Records with drawing code:
--------------------

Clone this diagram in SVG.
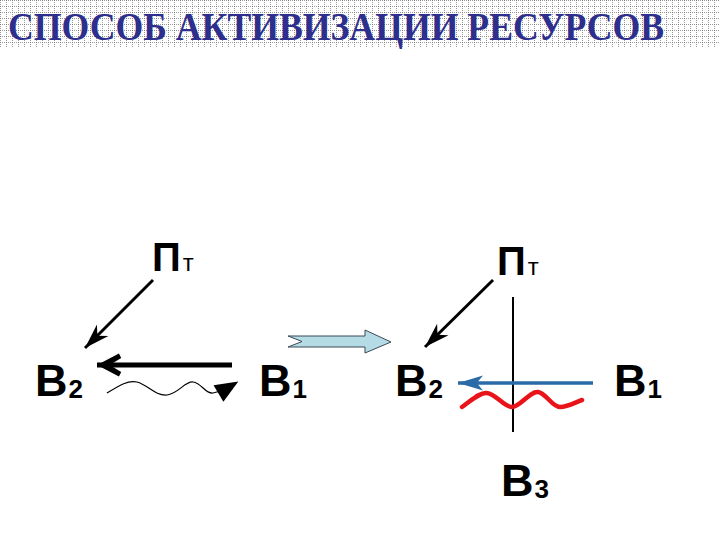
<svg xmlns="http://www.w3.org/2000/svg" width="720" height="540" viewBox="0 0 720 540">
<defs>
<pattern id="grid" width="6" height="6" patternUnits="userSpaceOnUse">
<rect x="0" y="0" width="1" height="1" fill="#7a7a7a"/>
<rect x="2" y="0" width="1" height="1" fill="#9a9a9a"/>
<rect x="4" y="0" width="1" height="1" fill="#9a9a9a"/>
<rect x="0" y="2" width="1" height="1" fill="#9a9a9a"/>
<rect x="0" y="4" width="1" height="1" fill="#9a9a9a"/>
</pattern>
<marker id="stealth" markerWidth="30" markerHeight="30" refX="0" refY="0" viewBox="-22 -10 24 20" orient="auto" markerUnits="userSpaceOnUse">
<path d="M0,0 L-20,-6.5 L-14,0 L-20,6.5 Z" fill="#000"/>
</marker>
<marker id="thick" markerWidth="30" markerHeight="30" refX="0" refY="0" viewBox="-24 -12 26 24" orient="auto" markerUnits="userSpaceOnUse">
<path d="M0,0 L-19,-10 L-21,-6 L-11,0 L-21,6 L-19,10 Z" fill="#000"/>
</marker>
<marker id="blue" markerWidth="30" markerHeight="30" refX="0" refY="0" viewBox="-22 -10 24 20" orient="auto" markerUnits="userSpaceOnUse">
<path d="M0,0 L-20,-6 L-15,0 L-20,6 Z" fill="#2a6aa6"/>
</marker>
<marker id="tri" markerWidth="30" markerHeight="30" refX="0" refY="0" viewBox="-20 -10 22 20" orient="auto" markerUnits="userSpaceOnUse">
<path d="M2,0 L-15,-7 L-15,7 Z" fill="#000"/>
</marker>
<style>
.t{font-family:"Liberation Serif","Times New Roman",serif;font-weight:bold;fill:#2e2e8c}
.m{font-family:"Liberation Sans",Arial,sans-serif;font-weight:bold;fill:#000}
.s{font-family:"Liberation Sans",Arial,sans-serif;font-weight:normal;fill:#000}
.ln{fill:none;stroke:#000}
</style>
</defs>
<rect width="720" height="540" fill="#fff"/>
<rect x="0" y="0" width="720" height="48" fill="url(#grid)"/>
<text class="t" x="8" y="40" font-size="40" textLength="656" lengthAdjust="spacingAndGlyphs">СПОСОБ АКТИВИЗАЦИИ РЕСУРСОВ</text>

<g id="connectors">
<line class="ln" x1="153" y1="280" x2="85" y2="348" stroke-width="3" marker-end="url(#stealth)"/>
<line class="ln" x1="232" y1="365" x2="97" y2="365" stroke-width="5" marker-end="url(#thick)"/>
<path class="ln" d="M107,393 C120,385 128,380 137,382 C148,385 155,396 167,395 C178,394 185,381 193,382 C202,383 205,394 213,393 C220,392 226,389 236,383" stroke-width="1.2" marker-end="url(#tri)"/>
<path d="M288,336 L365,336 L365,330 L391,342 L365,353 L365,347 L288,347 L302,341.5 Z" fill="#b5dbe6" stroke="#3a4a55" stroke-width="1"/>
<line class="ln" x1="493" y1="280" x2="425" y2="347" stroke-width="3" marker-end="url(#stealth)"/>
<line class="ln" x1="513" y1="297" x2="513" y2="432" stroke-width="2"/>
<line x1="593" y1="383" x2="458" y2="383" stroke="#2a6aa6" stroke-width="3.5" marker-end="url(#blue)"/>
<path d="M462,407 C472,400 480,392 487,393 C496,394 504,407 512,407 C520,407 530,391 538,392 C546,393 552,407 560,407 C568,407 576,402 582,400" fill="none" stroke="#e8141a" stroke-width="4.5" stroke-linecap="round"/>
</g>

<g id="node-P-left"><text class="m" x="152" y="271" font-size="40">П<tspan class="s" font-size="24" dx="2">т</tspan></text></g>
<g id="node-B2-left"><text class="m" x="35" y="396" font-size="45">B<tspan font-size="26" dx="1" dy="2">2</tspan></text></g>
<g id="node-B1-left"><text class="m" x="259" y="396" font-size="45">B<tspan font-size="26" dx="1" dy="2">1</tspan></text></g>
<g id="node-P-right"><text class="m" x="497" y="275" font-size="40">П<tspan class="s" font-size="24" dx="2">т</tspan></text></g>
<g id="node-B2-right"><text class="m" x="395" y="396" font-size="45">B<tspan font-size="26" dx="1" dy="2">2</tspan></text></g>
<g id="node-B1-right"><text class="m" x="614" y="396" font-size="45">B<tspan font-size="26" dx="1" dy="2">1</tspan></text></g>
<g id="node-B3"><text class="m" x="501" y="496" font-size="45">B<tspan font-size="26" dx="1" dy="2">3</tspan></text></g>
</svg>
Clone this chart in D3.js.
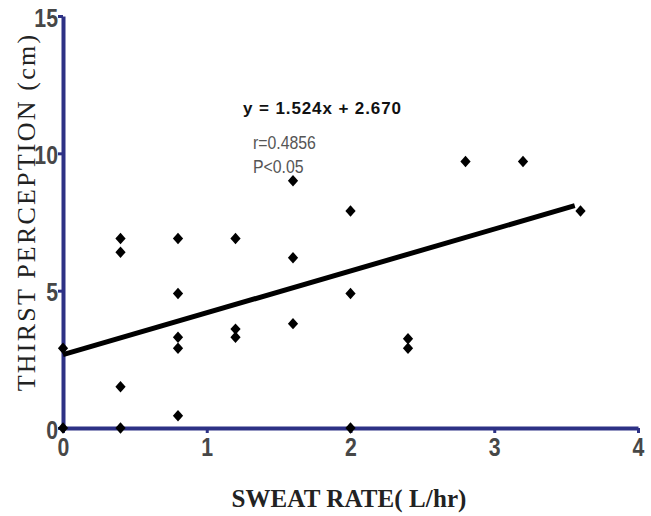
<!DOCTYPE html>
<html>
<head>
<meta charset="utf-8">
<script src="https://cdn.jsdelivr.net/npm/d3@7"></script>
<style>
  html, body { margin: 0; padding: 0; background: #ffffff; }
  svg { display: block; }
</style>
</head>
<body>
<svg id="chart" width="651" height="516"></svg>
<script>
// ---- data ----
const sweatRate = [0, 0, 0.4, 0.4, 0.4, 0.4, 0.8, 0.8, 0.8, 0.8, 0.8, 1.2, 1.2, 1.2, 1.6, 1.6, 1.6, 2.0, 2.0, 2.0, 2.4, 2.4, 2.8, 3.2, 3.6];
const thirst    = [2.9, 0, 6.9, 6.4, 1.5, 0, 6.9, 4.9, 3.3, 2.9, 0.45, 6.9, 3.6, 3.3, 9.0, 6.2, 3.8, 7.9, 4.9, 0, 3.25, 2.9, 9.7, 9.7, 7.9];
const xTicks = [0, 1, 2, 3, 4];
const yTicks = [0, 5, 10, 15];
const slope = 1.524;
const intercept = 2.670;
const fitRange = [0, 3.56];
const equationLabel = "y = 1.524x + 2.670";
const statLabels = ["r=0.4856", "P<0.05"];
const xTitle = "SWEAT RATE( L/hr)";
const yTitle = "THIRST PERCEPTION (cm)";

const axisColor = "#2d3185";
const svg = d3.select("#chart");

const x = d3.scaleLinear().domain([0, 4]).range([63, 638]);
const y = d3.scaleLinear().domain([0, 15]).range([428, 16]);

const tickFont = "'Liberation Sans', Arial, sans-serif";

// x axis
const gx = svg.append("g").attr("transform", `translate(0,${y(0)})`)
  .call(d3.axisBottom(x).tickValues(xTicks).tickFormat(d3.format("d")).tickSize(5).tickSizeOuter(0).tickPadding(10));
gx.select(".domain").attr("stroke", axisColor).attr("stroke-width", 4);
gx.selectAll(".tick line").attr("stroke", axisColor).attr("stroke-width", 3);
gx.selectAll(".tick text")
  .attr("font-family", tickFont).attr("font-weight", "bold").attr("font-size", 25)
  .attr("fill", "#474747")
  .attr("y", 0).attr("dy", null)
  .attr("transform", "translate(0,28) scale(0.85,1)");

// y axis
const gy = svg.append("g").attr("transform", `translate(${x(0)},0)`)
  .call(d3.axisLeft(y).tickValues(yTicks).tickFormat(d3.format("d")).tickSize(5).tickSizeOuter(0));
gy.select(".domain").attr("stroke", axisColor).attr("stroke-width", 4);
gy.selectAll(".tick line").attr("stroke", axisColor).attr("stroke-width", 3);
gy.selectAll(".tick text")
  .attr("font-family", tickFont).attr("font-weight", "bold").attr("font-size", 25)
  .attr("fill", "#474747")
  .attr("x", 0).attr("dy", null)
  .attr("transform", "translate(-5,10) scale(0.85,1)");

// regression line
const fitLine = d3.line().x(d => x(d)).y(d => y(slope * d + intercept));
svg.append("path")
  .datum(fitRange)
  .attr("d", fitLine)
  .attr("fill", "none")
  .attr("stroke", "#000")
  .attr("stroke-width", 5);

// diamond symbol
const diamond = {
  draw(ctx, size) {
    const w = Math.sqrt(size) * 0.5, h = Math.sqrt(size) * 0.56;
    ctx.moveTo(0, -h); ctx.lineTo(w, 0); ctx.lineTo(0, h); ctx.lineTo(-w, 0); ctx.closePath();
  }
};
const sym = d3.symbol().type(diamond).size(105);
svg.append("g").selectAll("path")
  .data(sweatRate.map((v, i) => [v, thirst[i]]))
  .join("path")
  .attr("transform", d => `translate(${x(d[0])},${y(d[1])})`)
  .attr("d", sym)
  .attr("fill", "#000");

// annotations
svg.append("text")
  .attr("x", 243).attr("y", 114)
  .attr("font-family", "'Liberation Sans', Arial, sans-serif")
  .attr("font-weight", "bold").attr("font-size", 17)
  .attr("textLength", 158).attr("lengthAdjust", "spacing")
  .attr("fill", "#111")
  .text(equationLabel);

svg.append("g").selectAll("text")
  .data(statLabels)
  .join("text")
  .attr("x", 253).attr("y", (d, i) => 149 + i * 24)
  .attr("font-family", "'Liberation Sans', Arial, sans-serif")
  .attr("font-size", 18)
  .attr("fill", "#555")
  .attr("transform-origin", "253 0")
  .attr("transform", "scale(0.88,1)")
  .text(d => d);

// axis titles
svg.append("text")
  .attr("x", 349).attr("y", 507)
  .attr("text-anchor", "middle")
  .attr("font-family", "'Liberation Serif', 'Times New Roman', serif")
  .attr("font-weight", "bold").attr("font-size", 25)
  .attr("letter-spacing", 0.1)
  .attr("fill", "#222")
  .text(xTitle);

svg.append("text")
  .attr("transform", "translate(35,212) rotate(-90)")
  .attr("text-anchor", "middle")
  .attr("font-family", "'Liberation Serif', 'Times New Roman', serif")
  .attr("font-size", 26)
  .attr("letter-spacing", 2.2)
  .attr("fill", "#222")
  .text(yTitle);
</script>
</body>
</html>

--------------------

From the entries above, return each line with the word "this" in it.

Clone this diagram in SVG.
Clone this chart in D3.js.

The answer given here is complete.